* Task goal
Without the pictures, extract every line from the start of the material to the line containing "3)), linewidth=0.9, zorder=1)", both ends included.

+++ Stored data

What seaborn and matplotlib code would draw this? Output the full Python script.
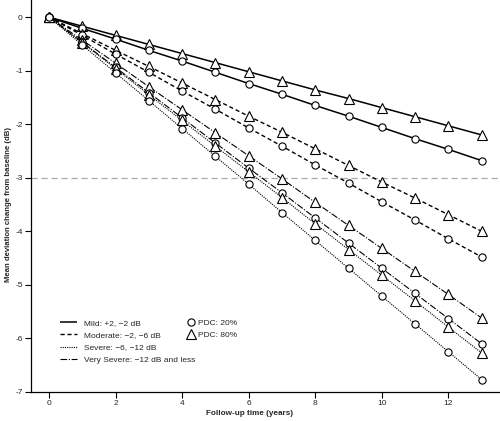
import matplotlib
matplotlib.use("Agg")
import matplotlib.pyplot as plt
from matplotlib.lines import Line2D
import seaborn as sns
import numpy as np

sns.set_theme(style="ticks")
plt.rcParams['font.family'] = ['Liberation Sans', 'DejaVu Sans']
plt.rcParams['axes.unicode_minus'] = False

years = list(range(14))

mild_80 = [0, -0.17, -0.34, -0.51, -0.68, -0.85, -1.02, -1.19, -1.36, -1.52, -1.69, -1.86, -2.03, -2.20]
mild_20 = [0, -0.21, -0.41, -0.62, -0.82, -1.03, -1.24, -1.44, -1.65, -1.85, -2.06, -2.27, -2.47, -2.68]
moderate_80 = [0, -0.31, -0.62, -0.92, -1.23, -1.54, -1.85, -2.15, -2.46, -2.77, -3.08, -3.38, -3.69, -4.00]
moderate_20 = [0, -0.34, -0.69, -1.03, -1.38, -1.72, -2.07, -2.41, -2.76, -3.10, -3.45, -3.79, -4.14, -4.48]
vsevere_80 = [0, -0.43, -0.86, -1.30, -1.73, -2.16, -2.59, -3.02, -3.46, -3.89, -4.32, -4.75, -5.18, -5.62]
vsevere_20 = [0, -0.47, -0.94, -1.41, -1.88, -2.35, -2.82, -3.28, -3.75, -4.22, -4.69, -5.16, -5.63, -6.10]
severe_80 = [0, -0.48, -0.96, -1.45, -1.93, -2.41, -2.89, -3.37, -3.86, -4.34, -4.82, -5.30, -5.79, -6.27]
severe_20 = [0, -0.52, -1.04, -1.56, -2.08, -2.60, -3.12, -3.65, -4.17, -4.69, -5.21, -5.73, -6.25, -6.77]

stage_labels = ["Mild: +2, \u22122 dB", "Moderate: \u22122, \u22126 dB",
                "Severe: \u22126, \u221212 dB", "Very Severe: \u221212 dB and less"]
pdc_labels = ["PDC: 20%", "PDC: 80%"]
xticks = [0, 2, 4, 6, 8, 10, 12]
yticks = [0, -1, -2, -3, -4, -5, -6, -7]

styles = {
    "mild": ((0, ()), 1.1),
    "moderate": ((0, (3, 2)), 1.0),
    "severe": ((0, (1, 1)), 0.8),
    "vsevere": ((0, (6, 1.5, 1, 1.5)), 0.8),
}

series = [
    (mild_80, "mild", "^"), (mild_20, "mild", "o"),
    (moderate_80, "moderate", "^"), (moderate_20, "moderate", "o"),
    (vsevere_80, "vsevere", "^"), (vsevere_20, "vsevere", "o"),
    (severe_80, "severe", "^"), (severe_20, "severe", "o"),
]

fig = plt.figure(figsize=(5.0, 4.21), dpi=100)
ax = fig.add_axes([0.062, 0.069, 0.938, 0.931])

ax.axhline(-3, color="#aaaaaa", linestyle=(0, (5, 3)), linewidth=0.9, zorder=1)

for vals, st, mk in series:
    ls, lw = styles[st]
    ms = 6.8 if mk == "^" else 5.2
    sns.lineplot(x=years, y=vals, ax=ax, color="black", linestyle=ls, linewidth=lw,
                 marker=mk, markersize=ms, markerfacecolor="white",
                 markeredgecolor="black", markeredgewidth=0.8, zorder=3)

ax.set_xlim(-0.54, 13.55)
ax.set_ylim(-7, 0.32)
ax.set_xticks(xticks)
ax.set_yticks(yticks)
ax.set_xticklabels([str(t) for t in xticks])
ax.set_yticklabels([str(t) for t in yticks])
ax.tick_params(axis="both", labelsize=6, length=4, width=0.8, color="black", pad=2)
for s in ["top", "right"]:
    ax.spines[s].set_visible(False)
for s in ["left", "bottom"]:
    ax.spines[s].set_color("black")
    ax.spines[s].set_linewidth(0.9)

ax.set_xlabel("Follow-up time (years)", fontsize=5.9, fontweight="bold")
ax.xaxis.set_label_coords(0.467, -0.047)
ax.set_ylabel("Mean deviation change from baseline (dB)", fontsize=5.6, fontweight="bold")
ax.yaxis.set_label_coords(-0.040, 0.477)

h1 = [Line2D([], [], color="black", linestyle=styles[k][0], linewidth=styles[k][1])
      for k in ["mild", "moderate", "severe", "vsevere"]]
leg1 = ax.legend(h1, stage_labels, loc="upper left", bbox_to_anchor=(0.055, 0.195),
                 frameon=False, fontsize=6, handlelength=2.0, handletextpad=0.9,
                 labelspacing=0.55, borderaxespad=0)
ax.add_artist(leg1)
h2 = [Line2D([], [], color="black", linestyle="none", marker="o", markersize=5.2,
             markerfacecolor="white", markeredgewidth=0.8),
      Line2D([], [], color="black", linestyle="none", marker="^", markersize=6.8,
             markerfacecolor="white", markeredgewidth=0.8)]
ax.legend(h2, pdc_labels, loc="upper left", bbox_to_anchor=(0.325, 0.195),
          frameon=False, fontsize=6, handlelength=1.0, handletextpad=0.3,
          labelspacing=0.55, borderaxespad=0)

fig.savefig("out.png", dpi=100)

++++++

* Output of the task
What seaborn and matplotlib code would draw this? Output the full Python script.
import matplotlib
matplotlib.use("Agg")
import matplotlib.pyplot as plt
from matplotlib.lines import Line2D
import seaborn as sns
import numpy as np

sns.set_theme(style="ticks")
plt.rcParams['font.family'] = ['Liberation Sans', 'DejaVu Sans']
plt.rcParams['axes.unicode_minus'] = False

years = list(range(14))

mild_80 = [0, -0.17, -0.34, -0.51, -0.68, -0.85, -1.02, -1.19, -1.36, -1.52, -1.69, -1.86, -2.03, -2.20]
mild_20 = [0, -0.21, -0.41, -0.62, -0.82, -1.03, -1.24, -1.44, -1.65, -1.85, -2.06, -2.27, -2.47, -2.68]
moderate_80 = [0, -0.31, -0.62, -0.92, -1.23, -1.54, -1.85, -2.15, -2.46, -2.77, -3.08, -3.38, -3.69, -4.00]
moderate_20 = [0, -0.34, -0.69, -1.03, -1.38, -1.72, -2.07, -2.41, -2.76, -3.10, -3.45, -3.79, -4.14, -4.48]
vsevere_80 = [0, -0.43, -0.86, -1.30, -1.73, -2.16, -2.59, -3.02, -3.46, -3.89, -4.32, -4.75, -5.18, -5.62]
vsevere_20 = [0, -0.47, -0.94, -1.41, -1.88, -2.35, -2.82, -3.28, -3.75, -4.22, -4.69, -5.16, -5.63, -6.10]
severe_80 = [0, -0.48, -0.96, -1.45, -1.93, -2.41, -2.89, -3.37, -3.86, -4.34, -4.82, -5.30, -5.79, -6.27]
severe_20 = [0, -0.52, -1.04, -1.56, -2.08, -2.60, -3.12, -3.65, -4.17, -4.69, -5.21, -5.73, -6.25, -6.77]

stage_labels = ["Mild: +2, \u22122 dB", "Moderate: \u22122, \u22126 dB",
                "Severe: \u22126, \u221212 dB", "Very Severe: \u221212 dB and less"]
pdc_labels = ["PDC: 20%", "PDC: 80%"]
xticks = [0, 2, 4, 6, 8, 10, 12]
yticks = [0, -1, -2, -3, -4, -5, -6, -7]

styles = {
    "mild": ((0, ()), 1.1),
    "moderate": ((0, (3, 2)), 1.0),
    "severe": ((0, (1, 1)), 0.8),
    "vsevere": ((0, (6, 1.5, 1, 1.5)), 0.8),
}

series = [
    (mild_80, "mild", "^"), (mild_20, "mild", "o"),
    (moderate_80, "moderate", "^"), (moderate_20, "moderate", "o"),
    (vsevere_80, "vsevere", "^"), (vsevere_20, "vsevere", "o"),
    (severe_80, "severe", "^"), (severe_20, "severe", "o"),
]

fig = plt.figure(figsize=(5.0, 4.21), dpi=100)
ax = fig.add_axes([0.062, 0.069, 0.938, 0.931])

ax.axhline(-3, color="#aaaaaa", linestyle=(0, (5, 3)), linewidth=0.9, zorder=1)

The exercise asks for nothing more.